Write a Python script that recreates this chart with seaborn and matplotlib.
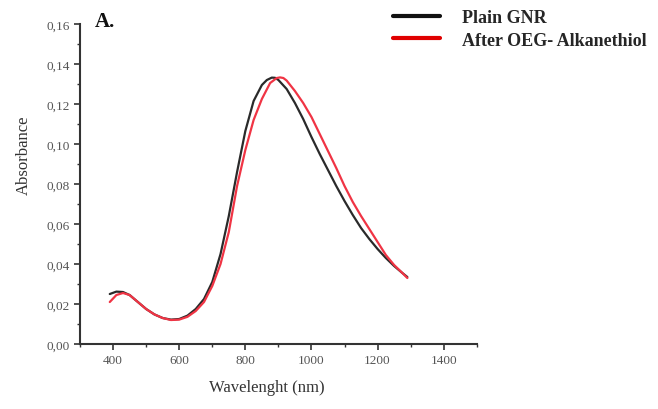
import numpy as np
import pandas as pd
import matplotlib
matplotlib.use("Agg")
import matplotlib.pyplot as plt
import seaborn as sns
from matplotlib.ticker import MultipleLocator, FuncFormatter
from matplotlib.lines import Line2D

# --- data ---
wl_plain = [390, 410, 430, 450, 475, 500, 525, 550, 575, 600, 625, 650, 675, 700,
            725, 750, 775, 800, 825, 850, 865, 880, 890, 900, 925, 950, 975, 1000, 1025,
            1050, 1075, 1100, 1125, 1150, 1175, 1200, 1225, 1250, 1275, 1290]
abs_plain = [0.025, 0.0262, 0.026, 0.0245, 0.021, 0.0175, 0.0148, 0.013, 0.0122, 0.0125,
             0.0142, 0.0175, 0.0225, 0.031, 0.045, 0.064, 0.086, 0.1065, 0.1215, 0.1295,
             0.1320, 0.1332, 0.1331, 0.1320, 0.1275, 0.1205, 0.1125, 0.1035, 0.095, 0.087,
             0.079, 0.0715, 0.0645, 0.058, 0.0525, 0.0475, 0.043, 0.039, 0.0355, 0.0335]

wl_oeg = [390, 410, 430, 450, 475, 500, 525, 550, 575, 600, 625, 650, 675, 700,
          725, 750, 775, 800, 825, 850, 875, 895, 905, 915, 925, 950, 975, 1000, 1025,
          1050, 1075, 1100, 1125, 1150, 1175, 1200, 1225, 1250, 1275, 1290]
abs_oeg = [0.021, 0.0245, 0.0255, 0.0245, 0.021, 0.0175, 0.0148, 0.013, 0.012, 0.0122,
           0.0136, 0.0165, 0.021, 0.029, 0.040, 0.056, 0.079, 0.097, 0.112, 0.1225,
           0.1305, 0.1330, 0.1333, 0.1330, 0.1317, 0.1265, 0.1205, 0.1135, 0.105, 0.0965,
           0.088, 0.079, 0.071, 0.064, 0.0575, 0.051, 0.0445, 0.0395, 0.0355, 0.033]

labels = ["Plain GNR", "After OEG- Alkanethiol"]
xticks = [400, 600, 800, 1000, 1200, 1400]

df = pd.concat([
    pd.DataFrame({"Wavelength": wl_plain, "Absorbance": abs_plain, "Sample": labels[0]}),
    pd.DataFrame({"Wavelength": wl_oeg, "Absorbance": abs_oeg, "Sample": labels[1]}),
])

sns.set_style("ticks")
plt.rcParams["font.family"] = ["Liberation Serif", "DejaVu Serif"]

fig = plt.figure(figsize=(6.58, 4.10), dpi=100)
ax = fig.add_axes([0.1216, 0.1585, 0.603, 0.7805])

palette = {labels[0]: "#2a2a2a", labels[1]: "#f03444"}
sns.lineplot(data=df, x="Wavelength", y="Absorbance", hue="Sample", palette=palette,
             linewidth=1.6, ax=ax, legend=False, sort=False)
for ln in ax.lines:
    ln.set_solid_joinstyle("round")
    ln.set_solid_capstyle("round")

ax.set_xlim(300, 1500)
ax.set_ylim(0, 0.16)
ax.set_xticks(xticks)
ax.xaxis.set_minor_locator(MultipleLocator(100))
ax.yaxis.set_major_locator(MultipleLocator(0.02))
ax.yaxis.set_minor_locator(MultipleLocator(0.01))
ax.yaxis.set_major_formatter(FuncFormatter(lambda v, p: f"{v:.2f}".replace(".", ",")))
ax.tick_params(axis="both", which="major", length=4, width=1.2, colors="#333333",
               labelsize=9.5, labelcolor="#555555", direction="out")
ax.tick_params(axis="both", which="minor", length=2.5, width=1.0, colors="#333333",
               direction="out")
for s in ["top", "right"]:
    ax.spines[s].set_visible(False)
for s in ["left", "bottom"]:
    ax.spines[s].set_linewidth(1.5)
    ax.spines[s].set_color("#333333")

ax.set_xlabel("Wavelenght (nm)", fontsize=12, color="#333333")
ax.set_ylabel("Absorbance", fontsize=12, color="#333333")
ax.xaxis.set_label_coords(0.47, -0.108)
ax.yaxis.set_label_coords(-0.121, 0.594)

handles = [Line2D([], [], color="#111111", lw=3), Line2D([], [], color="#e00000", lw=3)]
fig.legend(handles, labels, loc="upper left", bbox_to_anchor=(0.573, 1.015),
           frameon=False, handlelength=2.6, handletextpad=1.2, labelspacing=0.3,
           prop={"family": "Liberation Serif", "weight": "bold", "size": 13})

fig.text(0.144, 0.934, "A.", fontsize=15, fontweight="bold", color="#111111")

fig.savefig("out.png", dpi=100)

____________

### Exercise instructions
Set the lines above down again, word for word, from the first through the one containing "0.039, 0.0355, 0.0335]"; pictures excluded.

### Response to this task
Write a Python script that recreates this chart with seaborn and matplotlib.
import numpy as np
import pandas as pd
import matplotlib
matplotlib.use("Agg")
import matplotlib.pyplot as plt
import seaborn as sns
from matplotlib.ticker import MultipleLocator, FuncFormatter
from matplotlib.lines import Line2D

# --- data ---
wl_plain = [390, 410, 430, 450, 475, 500, 525, 550, 575, 600, 625, 650, 675, 700,
            725, 750, 775, 800, 825, 850, 865, 880, 890, 900, 925, 950, 975, 1000, 1025,
            1050, 1075, 1100, 1125, 1150, 1175, 1200, 1225, 1250, 1275, 1290]
abs_plain = [0.025, 0.0262, 0.026, 0.0245, 0.021, 0.0175, 0.0148, 0.013, 0.0122, 0.0125,
             0.0142, 0.0175, 0.0225, 0.031, 0.045, 0.064, 0.086, 0.1065, 0.1215, 0.1295,
             0.1320, 0.1332, 0.1331, 0.1320, 0.1275, 0.1205, 0.1125, 0.1035, 0.095, 0.087,
             0.079, 0.0715, 0.0645, 0.058, 0.0525, 0.0475, 0.043, 0.039, 0.0355, 0.0335]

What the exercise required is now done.